After he completed his A-Level examinations, U.K. Shyam decided he wanted to try and qualify for the 1997 SEA Games as part of the 4x100m relay team.
Then receiving a stipend of less than $1,000 a year as a national athlete, he also took up a job as a waiter at a restaurant chain that paid him $30 a day.
With his single mother barely making ends meet as a tutor, and his own income inadequate to cover training needs in addition to basic necessities like food and transportation, Shyam had to scrimp.
So one of the things he resorted to was eating leftovers of restaurant patrons. He would pay attention to diners who were more hygienic, and would secretly consume their uneaten food before putting the dishes in the dishwasher.
"Thankfully, I am now in a position I don't have to do that anymore," said the 42-year-old, a knowledge and inquiry lecturer at Hwa Chong Institution.

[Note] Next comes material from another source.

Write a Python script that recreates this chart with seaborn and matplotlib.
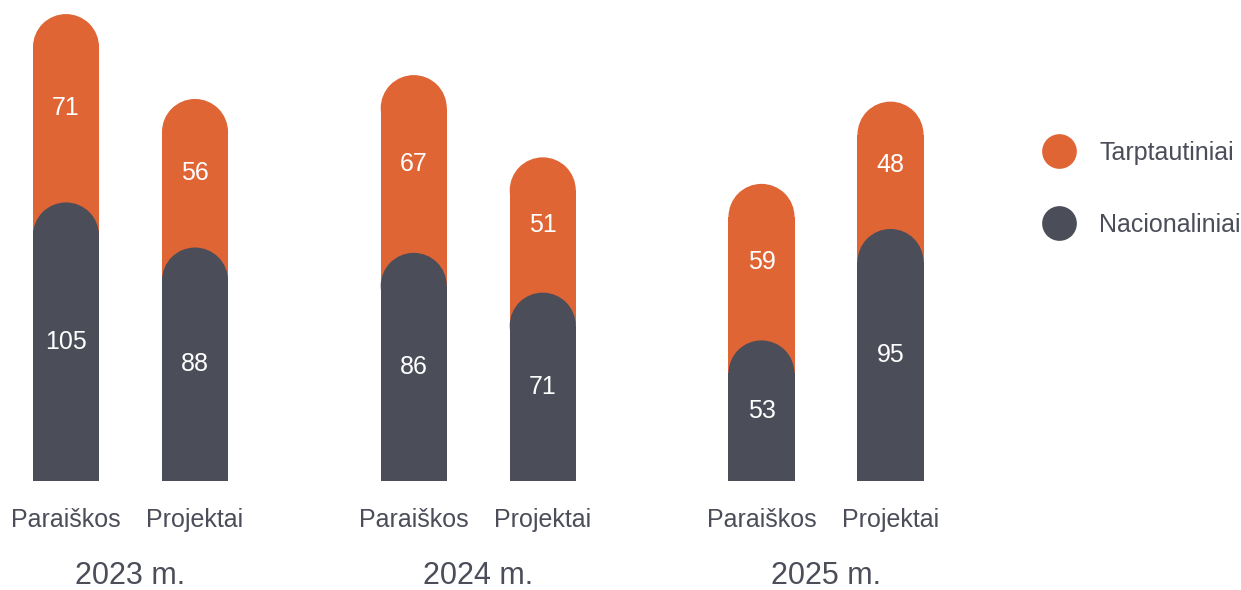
import pandas as pd
import numpy as np
import matplotlib.pyplot as plt
import seaborn as sns
from matplotlib.patches import Ellipse, Rectangle
from matplotlib.lines import Line2D

# Data
years = ['2023 m.', '2024 m.', '2025 m.']
types = ['Paraiškos', 'Projektai']
nacionaliniai = [105, 88, 86, 71, 53, 95]
tarptautiniai = [71, 56, 67, 51, 59, 48]

orange = '#E06535'
dark = '#4B4D59'

df = pd.DataFrame({
    'year': np.repeat(years, 2),
    'type': types * 3,
    'national': nacionaliniai,
    'intl': tarptautiniai,
})
df['total'] = df['national'] + df['intl']

sns.set_style('white')
plt.rcParams['font.family'] = ['Liberation Sans', 'DejaVu Sans']

fig = plt.figure(figsize=(12.41, 5.9), dpi=100)
ax = fig.add_axes([0, 109 / 590, 1, 481 / 590])

px_per_y = 2.653
px_per_x = 347.75
ylim_top = 481 / px_per_y
ax.set_ylim(0, ylim_top)

# Orange = total (stacked look), dark = national on top of it
sns.barplot(data=df, x='year', y='total', hue='type', palette={t: orange for t in types},
            width=0.742, gap=0.488, saturation=1, linewidth=0, legend=False, ax=ax, zorder=1)
n_orange = len(ax.patches)
sns.barplot(data=df, x='year', y='national', hue='type', palette={t: dark for t in types},
            width=0.742, gap=0.488, saturation=1, linewidth=0, legend=False, ax=ax, zorder=2)

ax.set_xlim(-130.5 / px_per_x, (1241 - 130.5) / px_per_x)
ax.set_ylim(0, ylim_top)

bars = [p for p in ax.patches if isinstance(p, Rectangle)]
ry = 33 / px_per_y

# Round the tops: shorten the rectangle and put a half-ellipse cap on it
for i, p in enumerate(bars):
    x, w, h = p.get_x(), p.get_width(), p.get_height()
    if h <= 0:
        continue
    z = 1 if i < n_orange else 2
    p.set_height(h - ry)
    p.set_zorder(z)
    ax.add_patch(Ellipse((x + w / 2, h - ry), w, 2 * ry, facecolor=p.get_facecolor(),
                         edgecolor='none', zorder=z))

orange_bars = bars[:n_orange]
dark_bars = bars[n_orange:]
orange_bars = sorted(orange_bars, key=lambda b: b.get_x())
dark_bars = sorted(dark_bars, key=lambda b: b.get_x())

for i, (ob, db) in enumerate(zip(orange_bars, dark_bars)):
    cx = ob.get_x() + ob.get_width() / 2
    nat = nacionaliniai[i]
    tot = nat + tarptautiniai[i]
    ax.text(cx, nat / 2, str(nat), ha='center', va='center', color='white', fontsize=18, zorder=5)
    ax.text(cx, (nat + tot) / 2, str(tarptautiniai[i]), ha='center', va='center',
            color='white', fontsize=18, zorder=5)
    ax.text(cx, -39 / px_per_y, types[i % 2], ha='center', va='center', color=dark,
            fontsize=18, clip_on=False)

for j, yr in enumerate(years):
    ax.text(j, -95 / px_per_y, yr, ha='center', va='center', color=dark, fontsize=22,
            clip_on=False)

ax.set_xticks([])
ax.set_yticks([])
ax.set_xlabel('')
ax.set_ylabel('')
sns.despine(ax=ax, left=True, bottom=True)

handles = [
    Line2D([], [], marker='o', linestyle='none', markersize=25, markerfacecolor=orange,
           markeredgewidth=0, label='Tarptautiniai'),
    Line2D([], [], marker='o', linestyle='none', markersize=25, markerfacecolor=dark,
           markeredgewidth=0, label='Nacionaliniai'),
]
leg = fig.legend(handles=handles, loc='center left', bbox_to_anchor=(1034 / 1241, 1 - 189 / 590),
                 frameon=False, fontsize=18, labelspacing=1.9, handletextpad=1.0,
                 handlelength=1.2, borderaxespad=0)
for t in leg.get_texts():
    t.set_color(dark)

fig.savefig('out.png', dpi=100)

"But that memory always reminds me of what it was like when times were really tough. It is something I will never forget."
Nuggets like these are in his book Running On Empty: The Story Behind 0.01s, which was officially launched yesterday at the Singapore Sports Hub Library.
Even though he hung up his spikes in 2005, Shyam still holds the national record of 10.37sec, which he clocked twice in 2001. He broke the previous mark of 10.38, set by former national sprinter C. Kunalan at the 1968 Olympics.
Kunalan, 75, was among the crowd of about 100 that attended the book launch and was singled out during the hour-long session.
Shyam said he wanted to share such stories of support - and in many cases a lack of it - in his book because he felt they are reflective of "real issues" faced by Singaporean athletes, even today.
The 285-page book, written by former national runner Kenneth Khoo, chronicles Shyam's testy relationship with the Singapore Athletic Association (now called Singapore Athletics), and the sacrifices he endured to become the Republic's fastest man.
Khoo, a 36-year-old educator, said he was intrigued by Shyam's journey to become a national record holder as it was a "story of imperfection".
The pair will donate all their royalties from the book, which amount to about 10 per cent of sales, to the Chiam See Tong Sports Fund.